YOUR TASK:
Leave out any pictures and transcribe all other data below exactly.

DATA SUPPLIED:
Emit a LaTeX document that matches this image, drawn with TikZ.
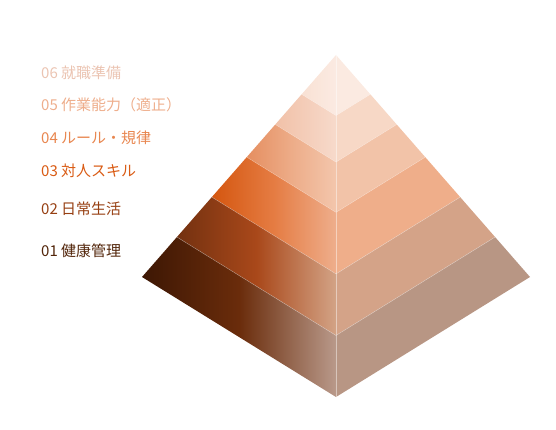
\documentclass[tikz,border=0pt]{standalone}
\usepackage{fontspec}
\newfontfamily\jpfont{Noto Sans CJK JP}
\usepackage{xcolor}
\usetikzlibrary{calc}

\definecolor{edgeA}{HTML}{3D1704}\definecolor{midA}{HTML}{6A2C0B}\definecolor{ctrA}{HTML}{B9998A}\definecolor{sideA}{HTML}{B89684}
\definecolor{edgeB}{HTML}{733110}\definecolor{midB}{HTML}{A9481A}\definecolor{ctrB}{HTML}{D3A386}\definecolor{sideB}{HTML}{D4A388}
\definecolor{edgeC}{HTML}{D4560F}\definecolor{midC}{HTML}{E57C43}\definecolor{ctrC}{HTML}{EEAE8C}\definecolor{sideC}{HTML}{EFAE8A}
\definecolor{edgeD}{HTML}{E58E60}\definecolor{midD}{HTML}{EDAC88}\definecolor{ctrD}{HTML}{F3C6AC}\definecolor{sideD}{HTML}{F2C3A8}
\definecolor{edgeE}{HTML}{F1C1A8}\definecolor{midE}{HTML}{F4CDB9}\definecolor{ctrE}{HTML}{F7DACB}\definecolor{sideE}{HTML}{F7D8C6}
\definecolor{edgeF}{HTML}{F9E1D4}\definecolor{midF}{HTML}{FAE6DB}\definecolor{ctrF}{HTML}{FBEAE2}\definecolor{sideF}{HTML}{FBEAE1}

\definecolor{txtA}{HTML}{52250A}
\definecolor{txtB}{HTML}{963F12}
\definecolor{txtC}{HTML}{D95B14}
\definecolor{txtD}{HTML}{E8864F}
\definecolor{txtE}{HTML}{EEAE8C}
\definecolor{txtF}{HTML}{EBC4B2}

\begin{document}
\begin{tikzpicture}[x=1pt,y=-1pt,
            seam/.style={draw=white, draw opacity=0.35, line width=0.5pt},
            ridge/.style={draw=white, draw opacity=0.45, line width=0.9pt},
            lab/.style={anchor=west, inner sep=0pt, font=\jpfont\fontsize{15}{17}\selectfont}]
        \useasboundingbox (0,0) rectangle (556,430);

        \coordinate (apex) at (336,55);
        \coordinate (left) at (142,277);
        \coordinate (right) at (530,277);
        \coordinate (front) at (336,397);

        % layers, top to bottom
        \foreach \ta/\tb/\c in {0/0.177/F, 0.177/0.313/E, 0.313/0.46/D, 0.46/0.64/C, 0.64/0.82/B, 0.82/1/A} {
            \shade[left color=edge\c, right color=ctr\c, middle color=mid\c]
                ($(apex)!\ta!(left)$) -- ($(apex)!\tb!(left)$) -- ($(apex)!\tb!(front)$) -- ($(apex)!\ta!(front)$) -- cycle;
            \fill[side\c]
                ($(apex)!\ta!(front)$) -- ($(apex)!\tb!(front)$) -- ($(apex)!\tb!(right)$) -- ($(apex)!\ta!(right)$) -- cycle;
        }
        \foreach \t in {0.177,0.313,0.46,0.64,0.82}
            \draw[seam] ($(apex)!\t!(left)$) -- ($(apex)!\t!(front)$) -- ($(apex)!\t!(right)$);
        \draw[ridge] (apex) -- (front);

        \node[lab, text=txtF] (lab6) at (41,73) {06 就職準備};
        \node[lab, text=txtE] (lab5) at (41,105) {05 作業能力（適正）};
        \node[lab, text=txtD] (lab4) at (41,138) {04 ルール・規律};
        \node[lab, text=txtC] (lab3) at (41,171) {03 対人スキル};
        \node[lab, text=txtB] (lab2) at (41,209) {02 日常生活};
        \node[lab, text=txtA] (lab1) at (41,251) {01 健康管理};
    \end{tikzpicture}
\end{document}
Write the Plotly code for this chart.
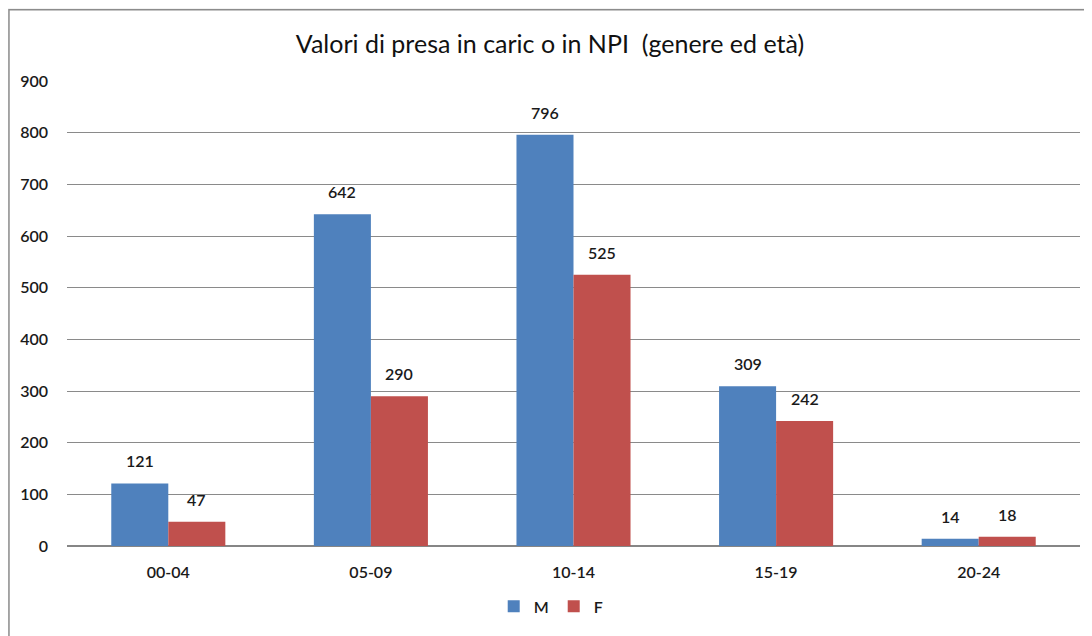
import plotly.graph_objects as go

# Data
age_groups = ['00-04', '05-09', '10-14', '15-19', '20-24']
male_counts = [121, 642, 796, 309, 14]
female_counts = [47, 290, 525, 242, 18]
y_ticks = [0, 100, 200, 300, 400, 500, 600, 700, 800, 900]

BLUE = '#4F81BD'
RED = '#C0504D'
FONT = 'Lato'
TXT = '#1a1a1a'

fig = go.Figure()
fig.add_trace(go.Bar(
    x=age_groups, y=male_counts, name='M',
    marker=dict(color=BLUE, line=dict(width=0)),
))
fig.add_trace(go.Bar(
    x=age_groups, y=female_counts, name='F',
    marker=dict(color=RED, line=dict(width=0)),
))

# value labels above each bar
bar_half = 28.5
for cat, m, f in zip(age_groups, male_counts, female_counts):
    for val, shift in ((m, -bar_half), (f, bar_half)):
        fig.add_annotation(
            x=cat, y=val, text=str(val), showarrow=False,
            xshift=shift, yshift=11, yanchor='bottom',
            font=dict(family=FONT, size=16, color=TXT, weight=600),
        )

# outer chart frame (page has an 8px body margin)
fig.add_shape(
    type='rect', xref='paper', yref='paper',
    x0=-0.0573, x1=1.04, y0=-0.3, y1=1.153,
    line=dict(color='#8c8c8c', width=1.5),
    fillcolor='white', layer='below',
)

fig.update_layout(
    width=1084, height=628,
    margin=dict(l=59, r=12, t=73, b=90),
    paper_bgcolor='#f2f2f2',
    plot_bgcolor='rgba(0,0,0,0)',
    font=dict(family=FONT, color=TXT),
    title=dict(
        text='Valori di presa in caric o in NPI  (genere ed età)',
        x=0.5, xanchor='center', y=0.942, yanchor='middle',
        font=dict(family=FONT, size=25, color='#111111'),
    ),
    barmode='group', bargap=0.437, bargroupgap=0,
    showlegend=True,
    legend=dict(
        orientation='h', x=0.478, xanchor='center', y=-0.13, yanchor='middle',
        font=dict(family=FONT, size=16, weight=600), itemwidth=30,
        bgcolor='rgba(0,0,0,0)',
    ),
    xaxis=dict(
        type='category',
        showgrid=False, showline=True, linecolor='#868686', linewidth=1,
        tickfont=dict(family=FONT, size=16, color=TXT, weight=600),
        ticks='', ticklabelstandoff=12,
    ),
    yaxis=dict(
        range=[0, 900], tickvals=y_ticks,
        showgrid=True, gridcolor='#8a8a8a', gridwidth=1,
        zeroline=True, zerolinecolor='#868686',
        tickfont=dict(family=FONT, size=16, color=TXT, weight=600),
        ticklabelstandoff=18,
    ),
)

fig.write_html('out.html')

TASK OUTPUT:
Emit a LaTeX document that matches this image, drawn with TikZ.
\documentclass[tikz,border=0pt]{standalone}
\usepackage{fontspec}
\newfontfamily\jpfont{Noto Sans CJK JP}
\usepackage{xcolor}
\usetikzlibrary{calc}

\definecolor{edgeA}{HTML}{3D1704}\definecolor{midA}{HTML}{6A2C0B}\definecolor{ctrA}{HTML}{B9998A}\definecolor{sideA}{HTML}{B89684}
\definecolor{edgeB}{HTML}{733110}\definecolor{midB}{HTML}{A9481A}\definecolor{ctrB}{HTML}{D3A386}\definecolor{sideB}{HTML}{D4A388}
\definecolor{edgeC}{HTML}{D4560F}\definecolor{midC}{HTML}{E57C43}\definecolor{ctrC}{HTML}{EEAE8C}\definecolor{sideC}{HTML}{EFAE8A}
\definecolor{edgeD}{HTML}{E58E60}\definecolor{midD}{HTML}{EDAC88}\definecolor{ctrD}{HTML}{F3C6AC}\definecolor{sideD}{HTML}{F2C3A8}
\definecolor{edgeE}{HTML}{F1C1A8}\definecolor{midE}{HTML}{F4CDB9}\definecolor{ctrE}{HTML}{F7DACB}\definecolor{sideE}{HTML}{F7D8C6}
\definecolor{edgeF}{HTML}{F9E1D4}\definecolor{midF}{HTML}{FAE6DB}\definecolor{ctrF}{HTML}{FBEAE2}\definecolor{sideF}{HTML}{FBEAE1}

\definecolor{txtA}{HTML}{52250A}
\definecolor{txtB}{HTML}{963F12}
\definecolor{txtC}{HTML}{D95B14}
\definecolor{txtD}{HTML}{E8864F}
\definecolor{txtE}{HTML}{EEAE8C}
\definecolor{txtF}{HTML}{EBC4B2}

\begin{document}
\begin{tikzpicture}[x=1pt,y=-1pt,
            seam/.style={draw=white, draw opacity=0.35, line width=0.5pt},
            ridge/.style={draw=white, draw opacity=0.45, line width=0.9pt},
            lab/.style={anchor=west, inner sep=0pt, font=\jpfont\fontsize{15}{17}\selectfont}]
        \useasboundingbox (0,0) rectangle (556,430);

        \coordinate (apex) at (336,55);
        \coordinate (left) at (142,277);
        \coordinate (right) at (530,277);
        \coordinate (front) at (336,397);

        % layers, top to bottom
        \foreach \ta/\tb/\c in {0/0.177/F, 0.177/0.313/E, 0.313/0.46/D, 0.46/0.64/C, 0.64/0.82/B, 0.82/1/A} {
            \shade[left color=edge\c, right color=ctr\c, middle color=mid\c]
                ($(apex)!\ta!(left)$) -- ($(apex)!\tb!(left)$) -- ($(apex)!\tb!(front)$) -- ($(apex)!\ta!(front)$) -- cycle;
            \fill[side\c]
                ($(apex)!\ta!(front)$) -- ($(apex)!\tb!(front)$) -- ($(apex)!\tb!(right)$) -- ($(apex)!\ta!(right)$) -- cycle;
        }
        \foreach \t in {0.177,0.313,0.46,0.64,0.82}
            \draw[seam] ($(apex)!\t!(left)$) -- ($(apex)!\t!(front)$) -- ($(apex)!\t!(right)$);
        \draw[ridge] (apex) -- (front);

        \node[lab, text=txtF] (lab6) at (41,73) {06 就職準備};
        \node[lab, text=txtE] (lab5) at (41,105) {05 作業能力（適正）};
        \node[lab, text=txtD] (lab4) at (41,138) {04 ルール・規律};
        \node[lab, text=txtC] (lab3) at (41,171) {03 対人スキル};
        \node[lab, text=txtB] (lab2) at (41,209) {02 日常生活};
        \node[lab, text=txtA] (lab1) at (41,251) {01 健康管理};
    \end{tikzpicture}
\end{document}
Write the Plotly code for this chart.
import plotly.graph_objects as go

# Data
age_groups = ['00-04', '05-09', '10-14', '15-19', '20-24']
male_counts = [121, 642, 796, 309, 14]
female_counts = [47, 290, 525, 242, 18]
y_ticks = [0, 100, 200, 300, 400, 500, 600, 700, 800, 900]

BLUE = '#4F81BD'
RED = '#C0504D'
FONT = 'Lato'
TXT = '#1a1a1a'

fig = go.Figure()
fig.add_trace(go.Bar(
    x=age_groups, y=male_counts, name='M',
    marker=dict(color=BLUE, line=dict(width=0)),
))
fig.add_trace(go.Bar(
    x=age_groups, y=female_counts, name='F',
    marker=dict(color=RED, line=dict(width=0)),
))

# value labels above each bar
bar_half = 28.5
for cat, m, f in zip(age_groups, male_counts, female_counts):
    for val, shift in ((m, -bar_half), (f, bar_half)):
        fig.add_annotation(
            x=cat, y=val, text=str(val), showarrow=False,
            xshift=shift, yshift=11, yanchor='bottom',
            font=dict(family=FONT, size=16, color=TXT, weight=600),
        )

# outer chart frame (page has an 8px body margin)
fig.add_shape(
    type='rect', xref='paper', yref='paper',
    x0=-0.0573, x1=1.04, y0=-0.3, y1=1.153,
    line=dict(color='#8c8c8c', width=1.5),
    fillcolor='white', layer='below',
)

fig.update_layout(
    width=1084, height=628,
    margin=dict(l=59, r=12, t=73, b=90),
    paper_bgcolor='#f2f2f2',
    plot_bgcolor='rgba(0,0,0,0)',
    font=dict(family=FONT, color=TXT),
    title=dict(
        text='Valori di presa in caric o in NPI  (genere ed età)',
        x=0.5, xanchor='center', y=0.942, yanchor='middle',
        font=dict(family=FONT, size=25, color='#111111'),
    ),
    barmode='group', bargap=0.437, bargroupgap=0,
    showlegend=True,
    legend=dict(
        orientation='h', x=0.478, xanchor='center', y=-0.13, yanchor='middle',
        font=dict(family=FONT, size=16, weight=600), itemwidth=30,
        bgcolor='rgba(0,0,0,0)',
    ),
    xaxis=dict(
        type='category',
        showgrid=False, showline=True, linecolor='#868686', linewidth=1,
        tickfont=dict(family=FONT, size=16, color=TXT, weight=600),
        ticks='', ticklabelstandoff=12,
    ),
    yaxis=dict(
        range=[0, 900], tickvals=y_ticks,
        showgrid=True, gridcolor='#8a8a8a', gridwidth=1,
        zeroline=True, zerolinecolor='#868686',
        tickfont=dict(family=FONT, size=16, color=TXT, weight=600),
        ticklabelstandoff=18,
    ),
)

fig.write_html('out.html')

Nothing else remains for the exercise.